I rated Lowe well enough to be an AB. Remember we were picking the likes of George Bridge above such players so theres no disputing a lot of bad decisions have been made by those last two coaches. Does a team like the ABs need a finicky winger who you have to adapt and change a lot of your style with to get benefit from? No, not really. But he still would have been a basic improvement on players like even Savea at the tail of his career, Bridge, and could even have converted into the answer of replacing Beauden at the back. Instead we persisted with NMS, Naholo, Havili, Reece, all players we would have cared even less about losing and all because Rieko had Lowe's number 11 jersey nailed down.


He was of course only 23 when he decided to leave, it was back in the beggining of the period they had started retaining players (from 2018 onwards I think, they came out saying theyre going to be more aggressive at some point). So he might, all of them, only just missed out.


The main point that Ed made is that situations like Lowe's, Aki's, JGP's, aren't going to happen in future.
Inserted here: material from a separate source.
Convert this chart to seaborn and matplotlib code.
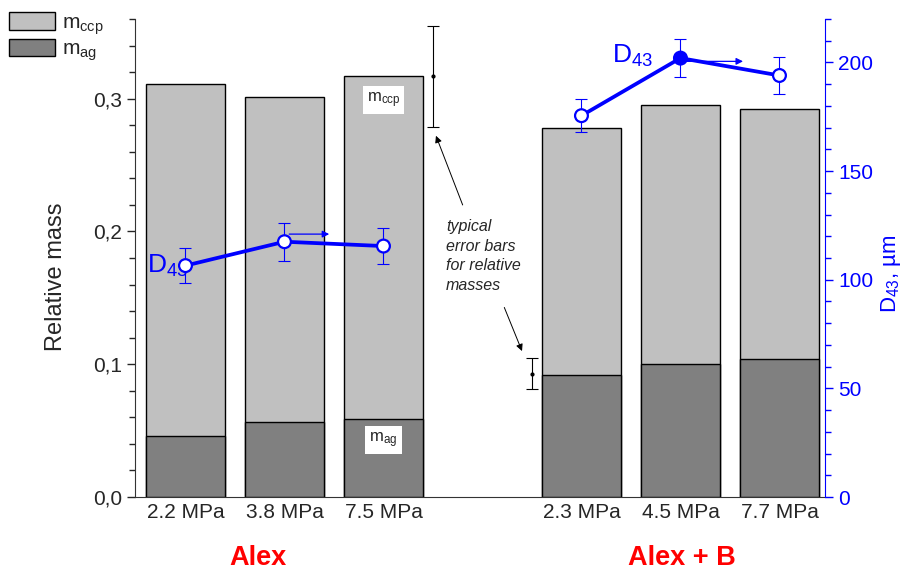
import numpy as np
import pandas as pd
import seaborn as sns
from matplotlib import pyplot as plt
from matplotlib.patches import Patch
from matplotlib.ticker import MultipleLocator, FuncFormatter
import matplotlib.transforms as mtransforms

# data
positions = [0, 1, 2, 4, 5, 6]
pressures = ['2.2 MPa', '3.8 MPa', '7.5 MPa', '2.3 MPa', '4.5 MPa', '7.7 MPa']
groups = ['Alex', 'Alex', 'Alex', 'Alex + B', 'Alex + B', 'Alex + B']
m_total = [0.311, 0.301, 0.317, 0.278, 0.295, 0.292]
m_ag = [0.046, 0.0565, 0.059, 0.092, 0.100, 0.104]
d43 = [106.5, 117.5, 115.5, 175.5, 202.0, 194.0]
d43_err = [8.2, 8.7, 8.2, 7.5, 8.7, 8.5]
d43_filled = [False, False, False, False, True, False]
typ_x = [2.5, 3.5]
typ_y = [0.317, 0.093]
typ_err = [0.038, 0.012]

df = pd.DataFrame({'pos': positions, 'label': pressures, 'group': groups,
                   'total': m_total, 'ag': m_ag, 'd43': d43, 'err': d43_err})

sns.set_style('ticks')
plt.rcParams['font.family'] = ['Liberation Sans', 'DejaVu Sans']
plt.rcParams['mathtext.fontset'] = 'custom'
plt.rcParams['mathtext.rm'] = 'Liberation Sans'
plt.rcParams['mathtext.default'] = 'regular'

fig = plt.figure(figsize=(9.06, 5.70), dpi=100)
ax = fig.add_axes([0.149, 0.128, 0.7616, 0.8387])

light = '#c0c0c0'
dark = '#808080'
sns.barplot(data=df, x='pos', y='total', native_scale=True, width=0.79,
            color=light, saturation=1, edgecolor='black', linewidth=1, ax=ax)
sns.barplot(data=df, x='pos', y='ag', native_scale=True, width=0.79,
            color=dark, saturation=1, edgecolor='black', linewidth=1, ax=ax)

ax.set_xlim(-0.51, 6.46)
ax.set_ylim(0, 0.36)
ax.yaxis.set_major_locator(MultipleLocator(0.1))
ax.yaxis.set_minor_locator(MultipleLocator(0.02))
ax.yaxis.set_major_formatter(FuncFormatter(lambda v, p: f'{v:.1f}'.replace('.', ',')))
ax.set_xticks(positions)
ax.set_xticklabels(pressures, fontsize=15)
ax.tick_params(axis='x', length=0, pad=4)
ax.tick_params(axis='y', which='major', labelsize=15, length=6, width=1)
ax.tick_params(axis='y', which='minor', length=4, width=1)
ax.set_xlabel('')
ax.set_ylabel('Relative mass', fontsize=17)
ax.yaxis.set_label_coords(-0.099, 0.46)
for s in ['top', 'right']:
    ax.spines[s].set_visible(False)
ax.spines['left'].set_color('#333333')
ax.spines['bottom'].set_color('#333333')

# typical error bars for relative mass
ax.errorbar(typ_x, typ_y, yerr=typ_err, fmt='o', color='black', ms=2,
            elinewidth=0.8, capsize=4, capthick=0.8)
ax.text(2.63, 0.1816, 'typical\nerror bars\nfor relative\nmasses', style='italic',
        fontsize=11.5, ha='left', va='center', linespacing=1.37)
ax.annotate('', xy=(2.52, 0.274), xytext=(2.81, 0.218),
            arrowprops=dict(arrowstyle='-|>', color='black', lw=0.7))
ax.annotate('', xy=(3.41, 0.108), xytext=(3.21, 0.1447),
            arrowprops=dict(arrowstyle='-|>', color='black', lw=0.7))

# labels inside bar 3
ax.text(2, 0.299, r'm$_{ccp}$', fontsize=12, ha='center', va='center',
        bbox=dict(facecolor='white', edgecolor='none', pad=3))
ax.text(2, 0.043, r'm$_{ag}$', fontsize=12, ha='center', va='center',
        bbox=dict(facecolor='white', edgecolor='none', pad=3))

# D43 on secondary axis
blue = '#0000ff'
ax2 = ax.twinx()
sns.lineplot(data=df, x='pos', y='d43', hue='group', palette=[blue, blue],
             linewidth=2.7, legend=False, ax=ax2)
ax2.errorbar(df['pos'], df['d43'], yerr=df['err'], fmt='none', ecolor=blue,
             elinewidth=0.8, capsize=4, capthick=0.8)
faces = ['blue' if f else 'white' for f in d43_filled]
ax2.scatter(df['pos'], df['d43'], s=85, facecolors=faces, edgecolors=blue,
            linewidths=1.6, zorder=5)
ax2.annotate('', xy=(1.48, 121), xytext=(1.02, 121),
             arrowprops=dict(arrowstyle='-|>', color=blue, lw=0.9))
ax2.annotate('', xy=(5.66, 200.5), xytext=(5.02, 200.5),
             arrowprops=dict(arrowstyle='-|>', color=blue, lw=0.9))
ax2.text(-0.39, 103, r'D$_{43}$', fontsize=19, color=blue, ha='left', va='baseline')
ax2.text(4.31, 200, r'D$_{43}$', fontsize=19, color=blue, ha='left', va='baseline')

ax2.set_xlim(-0.51, 6.46)
ax2.set_ylim(0, 220)
ax2.yaxis.set_major_locator(MultipleLocator(50))
ax2.yaxis.set_minor_locator(MultipleLocator(10))
ax2.tick_params(axis='y', which='major', colors=blue, labelsize=15, length=6, width=1)
ax2.tick_params(axis='y', which='minor', colors=blue, length=4, width=1)
ax2.set_ylabel(r'D$_{43}$, µm', color=blue, fontsize=16)
ax2.yaxis.set_label_coords(1.078, 0.467)
for s in ['top', 'left', 'bottom']:
    ax2.spines[s].set_visible(False)
ax2.spines['right'].set_color(blue)
ax2.set_xlabel('')

# group labels
trans = mtransforms.blended_transform_factory(ax.transData, fig.transFigure)
ax.text(0.73, 0.009, 'Alex', color='#ff0000', fontsize=19.5, fontweight='bold',
        ha='center', va='baseline', transform=trans)
ax.text(5.01, 0.009, 'Alex + B', color='#ff0000', fontsize=19.5, fontweight='bold',
        ha='center', va='baseline', transform=trans)

fig.legend(handles=[Patch(facecolor=light, edgecolor='black', label=r'm$_{ccp}$'),
                    Patch(facecolor=dark, edgecolor='black', label=r'm$_{ag}$')],
           loc='upper left', bbox_to_anchor=(-0.004, 1.0), frameon=False,
           fontsize=15, handlelength=2.2, handleheight=0.9, labelspacing=0.1,
           handletextpad=0.35, borderaxespad=0.2)

fig.savefig('out.png', dpi=100)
That's a bit of a "NZ" only problem, because those players need to reach such a high standard to be chosen by the All Blacks, were as a country like Ireland wants them a lot earlier like that. This is basically the 'ready in 3 years' concept Ireland relied on, versus the '5 years and they've left' concept' were that player is now ready to be chosen by the All Blacks (given a contract to play Super, ala SBW, and hopefully Manu).
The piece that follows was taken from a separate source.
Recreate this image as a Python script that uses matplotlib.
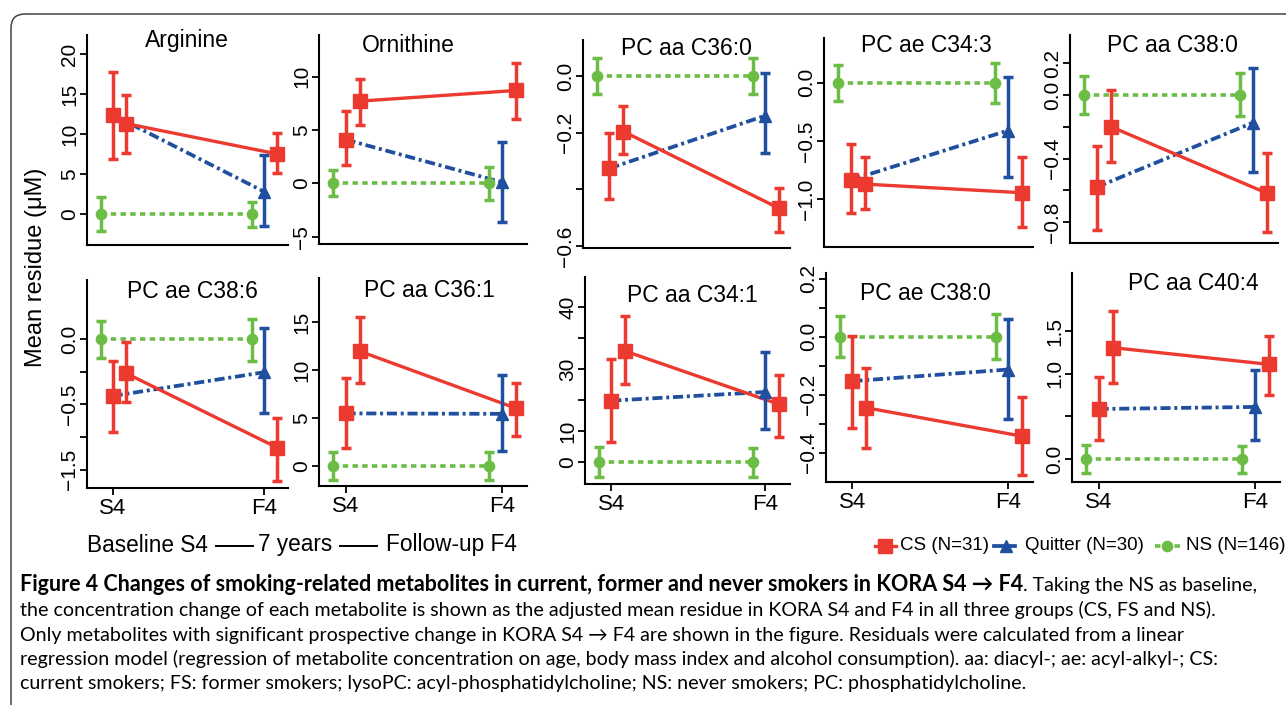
import matplotlib
matplotlib.use("Agg")
import matplotlib.pyplot as plt
from matplotlib.lines import Line2D
from matplotlib.patches import FancyBboxPatch
from matplotlib.transforms import IdentityTransform

plt.rcParams['font.family'] = ['Liberation Sans', 'DejaVu Sans']

# ---------------- data ----------------
metabolites = ["Arginine", "Ornithine", "PC aa C36:0", "PC ae C34:3", "PC aa C38:0",
               "PC ae C38:6", "PC aa C36:1", "PC aa C34:1", "PC ae C38:0", "PC aa C40:4"]
timepoints = ["S4", "F4"]

# current smokers: mean residue at (S4, F4), lower and upper error-bar ends
cs_mean = [[11.3, 7.5], [7.7, 8.7], [-0.196, -0.467], [-0.869, -0.943], [-0.199, -0.618],
           [-0.263, -0.832], [12.0, 6.03], [35.9, 18.7], [-0.245, -0.343], [1.305, 1.109]]
cs_low = [[7.6, 5.1], [5.5, 6.0], [-0.275, -0.549], [-1.083, -1.24], [-0.423, -0.863],
          [-0.48, -1.084], [8.64, 3.17], [25.2, 8.1], [-0.383, -0.477], [0.895, 0.75]]
cs_high = [[14.9, 10.1], [9.75, 11.3], [-0.105, -0.394], [-0.64, -0.64], [0.029, -0.364],
           [-0.026, -0.602], [15.6, 8.71], [47.2, 28.2], [-0.109, -0.207], [1.734, 1.445]]

# quitters
q_mean = [[12.4, 2.8], [4.1, 0.1], [-0.326, -0.14], [-0.834, -0.41], [-0.58, -0.174],
          [-0.436, -0.255], [5.5, 5.45], [19.9, 22.7], [-0.153, -0.113], [0.586, 0.61]]
q_low = [[6.9, -1.5], [1.7, -3.6], [-0.434, -0.27], [-1.12, -0.81], [-0.852, -0.482],
         [-0.709, -0.564], [1.92, 1.6], [6.7, 10.6], [-0.313, -0.282], [0.223, 0.223]]
q_high = [[17.8, 7.4], [6.8, 3.9], [-0.202, 0.01], [-0.529, 0.05], [-0.32, 0.168],
          [-0.168, 0.082], [9.23, 9.5], [33.3, 35.7], [0.003, 0.063], [0.957, 1.04]]

# never smokers (baseline)
ns_mean = [[0.0, 0.0], [0.0, 0.0], [0.0, 0.0], [0.0, 0.0], [0.0, 0.0],
           [0.0, 0.0], [0.0, 0.0], [0.0, 0.0], [0.0, 0.0], [0.0, 0.0]]
ns_low = [[-2.1, -1.6], [-1.2, -1.55], [-0.064, -0.065], [-0.157, -0.171], [-0.119, -0.13],
          [-0.148, -0.166], [-1.46, -1.46], [-4.8, -4.6], [-0.069, -0.077], [-0.168, -0.168]]
ns_high = [[2.1, 1.5], [1.2, 1.55], [0.062, 0.065], [0.151, 0.166], [0.121, 0.136],
           [0.138, 0.153], [1.43, 1.43], [4.8, 4.7], [0.072, 0.077], [0.164, 0.156]]

yticks = [[0, 5, 10, 15, 20], [-5, 0, 5, 10], [0.0, -0.2, -0.4, -0.6], [0.0, -0.5, -1.0],
          [0.2, 0.0, -0.2, -0.4, -0.6, -0.8], [0.0, -0.25, -0.5, -0.75, -1.0], [0, 5, 10, 15],
          [0, 10, 20, 30, 40, 50], [0.2, 0.1, 0.0, -0.1, -0.2, -0.3, -0.4], [0.0, 0.5, 1.0, 1.5]]
ytick_labels = [["0", "5", "10", "15", "20"], ["\u22125", "0", "5", "10"],
                ["0.0", "\u22120.2", "", "\u22120.6"], ["0.0", "\u22120.5", "\u22121.0"],
                ["0.2", "0.0", "", "\u22120.4", "", "\u22120.8"],
                ["0.0", "", "\u22120.5", "", "\u22121.5"], ["0", "5", "10", "15"],
                ["0", "10", "", "30", "", "40"],
                ["0.2", "", "0.0", "", "\u22120.2", "", "\u22120.4"],
                ["0.0", "", "1.0", "1.5"]]

legend_labels = ["CS (N=31)", "Quitter (N=30)", "NS (N=146)"]
ylabel = "Mean residue (\u03bcM)"
caption_bold = "Figure 4 Changes of smoking-related metabolites in current, former and never smokers in KORA S4 \u2192 F4"
caption_lines = [
    ". Taking the NS as baseline,",
    "the concentration change of each metabolite is shown as the adjusted mean residue in KORA S4 and F4 in all three groups (CS, FS and NS).",
    "Only metabolites with significant prospective change in KORA S4 \u2192 F4 are shown in the figure. Residuals were calculated from a linear",
    "regression model (regression of metabolite concentration on age, body mass index and alcohol consumption). aa: diacyl-; ae: acyl-alkyl-; CS:",
    "current smokers; FS: former smokers; lysoPC: acyl-phosphatidylcholine; NS: never smokers; PC: phosphatidylcholine.",
]

# ---------------- layout (pixels) ----------------
W, H = 1286, 705
boxes = [(87, 35, 288, 245), (319, 35, 527, 244), (583, 40, 790, 248), (824, 38, 1033, 247),
         (1070, 35, 1278, 243), (87, 280, 288, 488), (319, 278, 527, 486), (585, 277, 790, 484),
         (826, 273, 1033, 482), (1072, 273, 1280, 482)]
ylims = [(-3.9, 22.4), (-5.69, 13.9), (-0.607, 0.127), (-1.408, 0.383), (-0.931, 0.377),
         (-1.14, 0.451), (-2.09, 19.65), (-7.0, 59.8), (-0.501, 0.22), (-0.27, 2.18)]
title_pos = [(186.5, 47), (408.5, 52), (686.5, 55), (926.5, 52), (1172.5, 52),
             (192, 298), (429, 297), (692.5, 302), (925.5, 300), (1193.5, 290)]

RED = '#EC3A31'
BLUE = '#1F4F9E'
GREEN = '#6BBD45'
DOTTED = (0, (1.5, 1.2))
DASHDOT = (0, (2.7, 1.0, 0.8, 1.0))


def fx(x):
    return x / W


def fy(y):
    return 1 - y / H


fig = plt.figure(figsize=(W / 100, H / 100), dpi=100)
fig.patch.set_facecolor('white')

off_ns, off_q, off_cs = -0.08, 0.0, 0.09
err_kw = dict(capsize=3.7, capthick=2.5, elinewidth=2.5, linestyle='none', zorder=4)

for i, name in enumerate(metabolites):
    l, t, r, b = boxes[i]
    ax = fig.add_axes([fx(l), fy(b), (r - l) / W, (b - t) / H])
    ax.set_xlim(-0.17, 1.16)
    ax.set_ylim(*ylims[i])
    for s in ('top', 'right'):
        ax.spines[s].set_visible(False)
    for s in ('left', 'bottom'):
        ax.spines[s].set_linewidth(1.5)
    ax.patch.set_alpha(0)

    xs = [0, 1]
    x_ns = [x + off_ns for x in xs]
    x_q = [x + off_q for x in xs]
    x_cs = [x + off_cs for x in xs]

    ax.plot(x_ns, ns_mean[i], color=GREEN, lw=2.6, ls=DOTTED, zorder=2)
    ax.plot(x_q, q_mean[i], color=BLUE, lw=2.7, ls=DASHDOT, zorder=2)
    ax.plot(x_cs, cs_mean[i], color=RED, lw=2.4, zorder=3)

    for k in range(2):
        m = ns_mean[i][k]
        ax.errorbar([x_ns[k]], [m], yerr=[[m - ns_low[i][k]], [ns_high[i][k] - m]],
                    fmt='o', ms=7.4, color=GREEN, **err_kw)
    # quitters: smokers at S4 (red square), quitters at F4 (blue triangle)
    m = q_mean[i][0]
    ax.errorbar([x_q[0]], [m], yerr=[[m - q_low[i][0]], [q_high[i][0] - m]],
                fmt='s', ms=9.6, color=RED, **err_kw)
    m = q_mean[i][1]
    ax.errorbar([x_q[1]], [m], yerr=[[m - q_low[i][1]], [q_high[i][1] - m]],
                fmt='^', ms=9.0, color=BLUE, **err_kw)
    for k in range(2):
        m = cs_mean[i][k]
        ax.errorbar([x_cs[k]], [m], yerr=[[m - cs_low[i][k]], [cs_high[i][k] - m]],
                    fmt='s', ms=9.6, color=RED, **err_kw)

    ax.set_yticks(yticks[i])
    ax.set_yticklabels(ytick_labels[i], rotation=90, va='center')
    ax.tick_params(axis='y', length=5, width=1.3, pad=0.5, labelsize=15)
    if i >= 5:
        ax.set_xticks(xs)
        ax.set_xticklabels(timepoints)
        ax.tick_params(axis='x', length=5, width=1.3, pad=2, labelsize=16)
    else:
        ax.set_xticks([])

    tx, ty = title_pos[i]
    fig.text(fx(tx), fy(ty), name, ha='center', va='baseline', fontsize=16.5)

# y label
fig.text(fx(36), fy(267), ylabel, rotation=90, ha='center', va='center', fontsize=17)

# timeline text
yb = 545
fig.text(fx(87), fy(yb), "Baseline S4", ha='left', va='center', fontsize=16.3)
fig.text(fx(258), fy(yb), "7 years", ha='left', va='center', fontsize=16.3)
fig.text(fx(386), fy(yb), "Follow-up F4", ha='left', va='center', fontsize=16.3)
for x0, x1 in [(216, 253), (340, 377)]:
    fig.add_artist(Line2D([fx(x0), fx(x1)], [fy(yb + 1)] * 2, color='black', lw=1.4))

# legend
ly = 546
fig.add_artist(Line2D([fx(875), fx(896)], [fy(ly)] * 2, color=RED, lw=2.4))
fig.add_artist(Line2D([fx(885)], [fy(ly)], color=RED, marker='s', ms=9.6, ls='none'))
fig.text(fx(900), fy(ly), legend_labels[0], ha='left', va='center', fontsize=13.5)
fig.add_artist(Line2D([fx(994), fx(1015)], [fy(ly)] * 2, color=BLUE, lw=2.7))
fig.add_artist(Line2D([fx(1006)], [fy(ly)], color=BLUE, marker='^', ms=9.0, ls='none'))
fig.text(fx(1025), fy(ly), legend_labels[1], ha='left', va='center', fontsize=13.5)
fig.add_artist(Line2D([fx(1155), fx(1180)], [fy(ly)] * 2, color=GREEN, lw=2.6, ls=DOTTED))
fig.add_artist(Line2D([fx(1167)], [fy(ly)], color=GREEN, marker='o', ms=7.4, ls='none'))
fig.text(fx(1186), fy(ly), legend_labels[2], ha='left', va='center', fontsize=13.5)

# frame
frame = FancyBboxPatch((11, -20), 1320, H - 14 + 20,
                       boxstyle="round,pad=0,rounding_size=14",
                       transform=IdentityTransform(), fill=False, ec='#444444', lw=1.1)
fig.add_artist(frame)

# caption: regular size fitted to line 2 width, bold size fitted to fill line 1
cap_family = ['Lato', 'DejaVu Sans']
baselines = [591, 616, 640.5, 665, 689.5]
fs0 = 13.0
renderer = fig.canvas.get_renderer()
cap_texts = []
for j in range(1, 5):
    cap_texts.append(fig.text(fx(20), fy(baselines[j]), caption_lines[j], fontsize=fs0,
                              family=cap_family, ha='left', va='baseline'))
w2 = cap_texts[0].get_window_extent(renderer).width
fs_r = fs0 * 1195 / w2
for t in cap_texts:
    t.set_fontsize(fs_r)
tr = fig.text(fx(20), fy(baselines[0]), caption_lines[0], fontsize=fs_r,
              family=cap_family, ha='left', va='baseline')
wr = tr.get_window_extent(renderer).width
tb = fig.text(fx(20), fy(baselines[0]), caption_bold, fontsize=fs0, fontweight='bold',
              family=cap_family, ha='left', va='baseline')
wb = tb.get_window_extent(renderer).width
fs_b = fs0 * (1259 - 20 - wr) / wb
tb.set_fontsize(fs_b)
wb = tb.get_window_extent(renderer).width
tr.set_x(fx(20 + wb))

fig.savefig("out.png", dpi=100, facecolor='white')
The 'mercenary' thing that will take longer to expire, and which I was referring to, is the grandparents rule. The new kids coming through now aren't going to have as many gp born overseas, so the amount of players that can leave with a prospect of International rugby offer are going to drop dramatically at some point. All these kiwi fellas playing for a PI, is going to stop sadly.
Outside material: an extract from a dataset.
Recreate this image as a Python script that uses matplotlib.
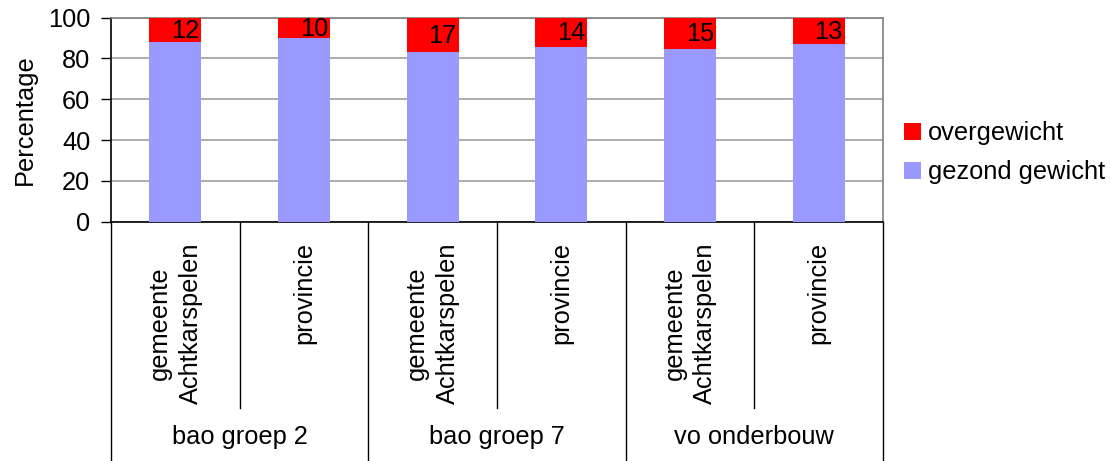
import matplotlib
matplotlib.use("Agg")
import matplotlib.pyplot as plt
from matplotlib.patches import Patch
import matplotlib.transforms as mtransforms

plt.rcParams['font.family'] = ['Liberation Sans', 'DejaVu Sans']

categories = ["gemeente\nAchtkarspelen", "provincie",
              "gemeente\nAchtkarspelen", "provincie",
              "gemeente\nAchtkarspelen", "provincie"]
groups = ["bao groep 2", "bao groep 7", "vo onderbouw"]
gezond = [88, 90, 83, 85.6, 84.6, 87]
overgewicht = [12, 10, 17, 14.4, 15.4, 13]
yticks = [0, 20, 40, 60, 80, 100]

FS = 18.3
W, H = 1111, 461
fig = plt.figure(figsize=(W / 100, H / 100), dpi=100)
L, R, T, B = 111, 883, 17.7, 221.7
ax = fig.add_axes([L / W, (H - B) / H, (R - L) / W, (B - T) / H])

blue = "#9999FF"
red = "#FF0000"
xc = [i + 0.5 for i in range(len(categories))]
bw = 0.404
ax.bar(xc, gezond, width=bw, color=blue, zorder=3)
ax.bar(xc, overgewicht, width=bw, bottom=gezond, color=red, zorder=3)

for xi, g, o in zip(xc, gezond, overgewicht):
    ax.text(xi + bw / 2 - 0.015, g + o / 2 - 0.5, f"{o:.0f}", ha='right', va='center',
            fontsize=FS, color='black', zorder=4)

ax.set_xlim(0, len(categories))
ax.set_ylim(0, 100)
ax.set_yticks(yticks)
ax.set_yticklabels([str(v) for v in yticks], fontsize=FS)
ax.tick_params(axis='y', direction='out', length=7, width=1, pad=8, colors='black')
ax.set_xticks([])
ax.grid(axis='y', color='#A0A0A0', linewidth=1.2, zorder=0)
ax.set_ylabel("Percentage", fontsize=FS, labelpad=8)

for s in ['top', 'right']:
    ax.spines[s].set_color('#808080')
    ax.spines[s].set_linewidth(1.2)
for s in ['left', 'bottom']:
    ax.spines[s].set_color('black')
    ax.spines[s].set_linewidth(1.2)

trans = mtransforms.blended_transform_factory(ax.transData, fig.transFigure)
ybot_axis = (H - B) / H
for i in range(1, len(categories)):
    y0 = (H - 408) / H if i % 2 == 1 else 0.0
    ax.plot([i, i], [y0, ybot_axis], color='black', lw=1, transform=trans, clip_on=False)
for i in [0, len(categories)]:
    ax.plot([i, i], [0, ybot_axis], color='black', lw=1, transform=trans, clip_on=False)

for xi, c in zip(xc, categories):
    ax.text(xi, (H - 242) / H, c, rotation=90, ha='center', va='top',
            multialignment='center', fontsize=FS, transform=trans, linespacing=1.35)
for gi, gname in enumerate(groups):
    ax.text(2 * gi + 1, (H - 437) / H, gname, ha='center', va='center',
            fontsize=FS, transform=trans)

handles = [Patch(facecolor=red, edgecolor='none'), Patch(facecolor=blue, edgecolor='none')]
fig.legend(handles, ["overgewicht", "gezond gewicht"], loc='upper left',
           bbox_to_anchor=(904 / W, (H - 121) / H), frameon=False, fontsize=FS,
           handlelength=0.65, handleheight=0.65, handletextpad=0.3, labelspacing=0.6,
           borderpad=0, borderaxespad=0)

fig.savefig("out.png", dpi=100)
The new era problem that will replace those old concerns is now French and Japanese clubs (doing the same as NRL teams have done for decades by) picking kids out of school. The problem here is not so much a national identity one, than it is a farm system where 9 in 10 players are left with nothing. A stunted education and no support in a foreign country (well they'll get kicked out of those countries were they don't in Australia).


It's the same sort of situation were NZ would be the big guy, but there weren't many downsides with it. The only one I can think was brought up but a poster on this site, I can't recall who it was, but he seemed to know a lot of kids coming from the Islands weren't really given the capability to fly back home during school xms holidays etc. That is probably something that should be fixed by the union. Otherwise getting someone like Fakatava over here for his last year of school definitely results in NZ being able to pick the cherries off the top but it also allows that player to develop and be able to represent Tonga and under age and possibly even later in his career. Where as a kid being taken from NZ is arguably going to be worse off in every respect other than perhaps money. Not going to develop as a person, not going to develop as a player as much, so I have a lotof sympathy for NZs case that I don't include them in that group but I certainly see where you're coming from and it encourages other countries to think they can do the same while not realising they're making a much worse experience/situation.